Prospective clients will now be able to compare brochure supplements and brochures on the firm with other Registered Investment Advisers and their Investment Adviser Representatives. This in my opinion is a giant step forward in terms of disclosure and I applaud the efforts of all involved.

I can see the future implementation of this process whereby prospective clients will now be able to ask for the brochure supplement from the Investment Adviser Representative who is trying to obtain their business. Guess what? If the person trying to get a prospective client's business does not provide this brochure supplement, then odds are they are either hiding something, or they are not properly licensed as Investment Adviser Representatives.

Let's take a harder look at this situation. Assume that you go into a firm that has insurance agents in it who sell annuities and are not licensed as Investment Adviser Representatives. In addition, there are also one or more Investment Adviser Representatives affiliated with the insurance agents in some way. If a prospective client is being advised to sell their securities by the insurance agent who is not licensed, then the prospective client can ask for their brochure supplement. Of course, if they are not licensed, then they will not have this brochure supplement. In case you do not know, insurance agents cannot advise anyone to sell their securities to buy annuities unless they are also licensed as an Investment Adviser Representative or a Registered Representative.

Further, if the insurance agent in this example tells you that someone else in the firm is the Investment Adviser Representative, then why are they not the one sitting in front of you, giving you the advice and disclosing their brochure supplement to you? As a prospective client, you do not want to stand for this kind of shady relationship. It is obvious that the insurance agent and the Investment Adviser Representative are in cahoots, so to speak, and may be trying to direct you straight to annuities which may not be in your best interests.

Demand to see the brochure supplement of the person giving you the advice.
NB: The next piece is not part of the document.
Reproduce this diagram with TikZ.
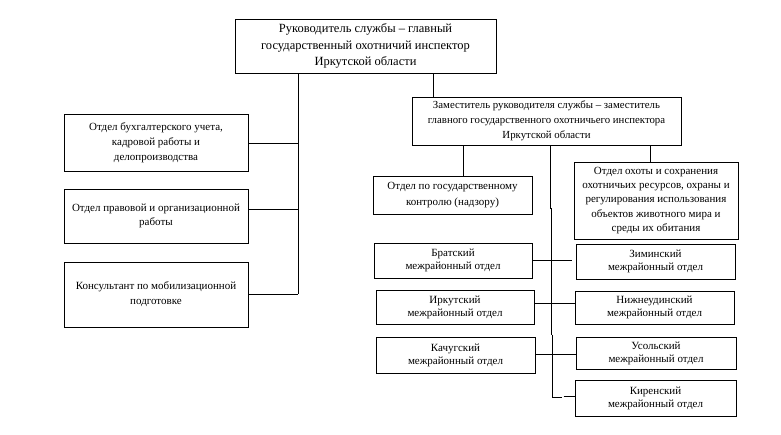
\documentclass[tikz,border=0pt]{standalone}
\usepackage{fontspec}
\setmainfont{Liberation Serif}
\begin{document}
\begin{tikzpicture}[x=1pt,y=-1pt,
  box/.style={draw, line width=0.8pt, inner sep=0pt, align=center, font=\fontsize{11}{14.8}\selectfont},
  bigtxt/.style={font=\fontsize{12.5}{16.5}\selectfont},
  smalltxt/.style={font=\fontsize{11}{13}\selectfont},
  conn/.style={line width=0.8pt}]
\useasboundingbox (0,0) rectangle (781,434);
% nodes
\node[box, bigtxt, minimum width=261pt, minimum height=54pt] (top) at (365.5,46)
  {Руководитель службы – главный\\государственный охотничий инспектор\\Иркутской области};
\node[box, font=\fontsize{10.8}{15.2}\selectfont, minimum width=269pt, minimum height=48pt] (dep) at (546.5,121)
  {Заместитель руководителя службы – заместитель\\главного государственного охотничьего инспектора\\Иркутской области};
\node[box, minimum width=184pt, minimum height=57pt] (acc) at (156,142.5)
  {Отдел бухгалтерского учета,\\кадровой работы и\\делопроизводства};
\node[box, minimum width=184pt, minimum height=54pt] (legal) at (156,216)
  {Отдел правовой и организационной\\работы};
\node[box, minimum width=184pt, minimum height=65pt] (mob) at (156,294.5)
  {Консультант по мобилизационной\\подготовке};
\node[box, font=\fontsize{11}{15.7}\selectfont, minimum width=159pt, minimum height=38pt] (ctrl) at (452.5,195)
  {Отдел по государственному\\контролю (надзору)};
\node[box, font=\fontsize{11}{14.3}\selectfont, minimum width=164pt, minimum height=77pt] (hunt) at (656,200.5)
  {Отдел охоты и сохранения\\охотничьих ресурсов, охраны и\\регулирования использования\\объектов животного мира и\\среды их обитания};
\node[box, smalltxt, minimum width=158pt, minimum height=35pt] (brat) at (453,260.5) {Братский\\межрайонный отдел};
\node[box, smalltxt, minimum width=158pt, minimum height=34pt] (irk) at (455,307) {Иркутский\\межрайонный отдел};
\node[box, smalltxt, minimum width=159pt, minimum height=36pt] (kach) at (455.5,355) {Качугский\\межрайонный отдел};
\node[box, smalltxt, minimum width=159pt, minimum height=35pt] (zim) at (655.5,261.5) {Зиминский\\межрайонный отдел};
\node[box, smalltxt, minimum width=159pt, minimum height=33pt] (nizh) at (654.5,307.5) {Нижнеудинский\\межрайонный отдел};
\node[box, smalltxt, minimum width=160pt, minimum height=32pt] (usol) at (656,353) {Усольский\\межрайонный отдел};
\node[box, smalltxt, minimum width=161pt, minimum height=36pt] (kir) at (655.5,398) {Киренский\\межрайонный отдел};
% coordinates
\coordinate (tL) at (298.3,294.3);
\coordinate (tD) at (433.3,0);
\coordinate (dC) at (463.3,0);
\coordinate (dH) at (650.7,0);
\coordinate (j1) at (550.7,209);
\coordinate (j2) at (551.7,208);
\coordinate (j3) at (551.7,335);
\coordinate (j4) at (552.3,334.5);
\coordinate (j5) at (552.3,397.3);
\coordinate (j6) at (562.3,397.3);
\coordinate (k1) at (563.5,396.5);
\coordinate (zstub) at (571.7,260.3);
% connectors
\draw[conn] (top.south -| tL) -- (tL);
\draw[conn] (acc.east |- 0,143.3) -- (tL |- 0,143.3);
\draw[conn] (legal.east |- 0,209.3) -- (tL |- 0,209.3);
\draw[conn] (mob.east |- tL) -- (tL);
\draw[conn] (top.south -| tD) -- (dep.north -| tD);
\draw[conn] (dep.south -| dC) -- (ctrl.north -| dC);
\draw[conn] (dep.south -| dH) -- (hunt.north -| dH);
\draw[conn] (dep.south -| j1) -- (j1);
\draw[conn] (j2) -- (j3);
\draw[conn] (j4) -- (j5) -- (j6);
\draw[conn] (k1) -- (kir.west |- k1);
\draw[conn] (brat.east |- zstub) -- (zstub);
\draw[conn] (irk.east |- 0,303.3) -- (nizh.west |- 0,303.3);
\draw[conn] (kach.east |- 0,354.3) -- (usol.west |- 0,354.3);
\end{tikzpicture}
\end{document}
If they fail to produce a brochure supplement, then run, do not walk out the door. You do not want to do business with these people.
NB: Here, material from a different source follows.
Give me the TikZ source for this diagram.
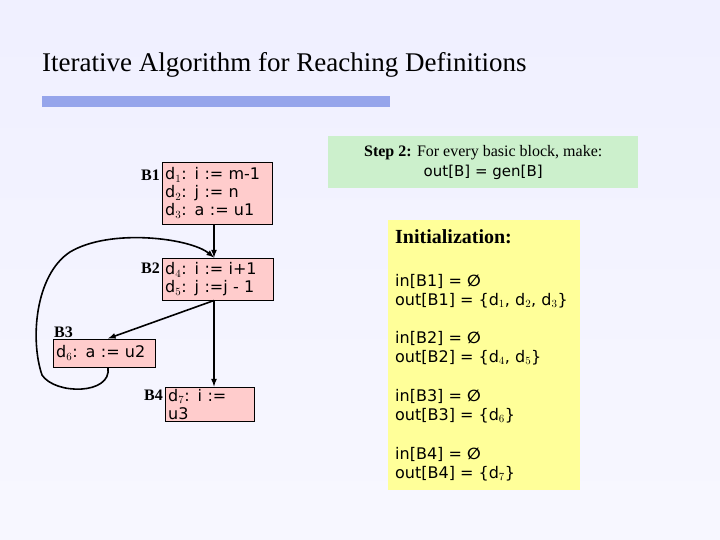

This brings me to another point. Registered Representatives who are also Investment Adviser Representatives are known as dually registered. These dually registered advisers will have to provide these same brochure supplements. The same goes for insurance agents who are also Investment Adviser Representatives.

The end result is that this is finally something that favors prospective clients.

My advice to all prospective clients is to demand the brochure and the brochure supplement. These new documents will give you the best opportunity to learn about conflicts of interests, compensation methods, educational backgrounds, business experience, professional designations, licenses and disciplinary history of the individual trying to obtain your business. Again, if the person trying to get your business fails to produce these disclosure documents, specifically the brochure and brochure supplement, then do not do business with them. Odds are there is something wrong with their background or disciplinary history.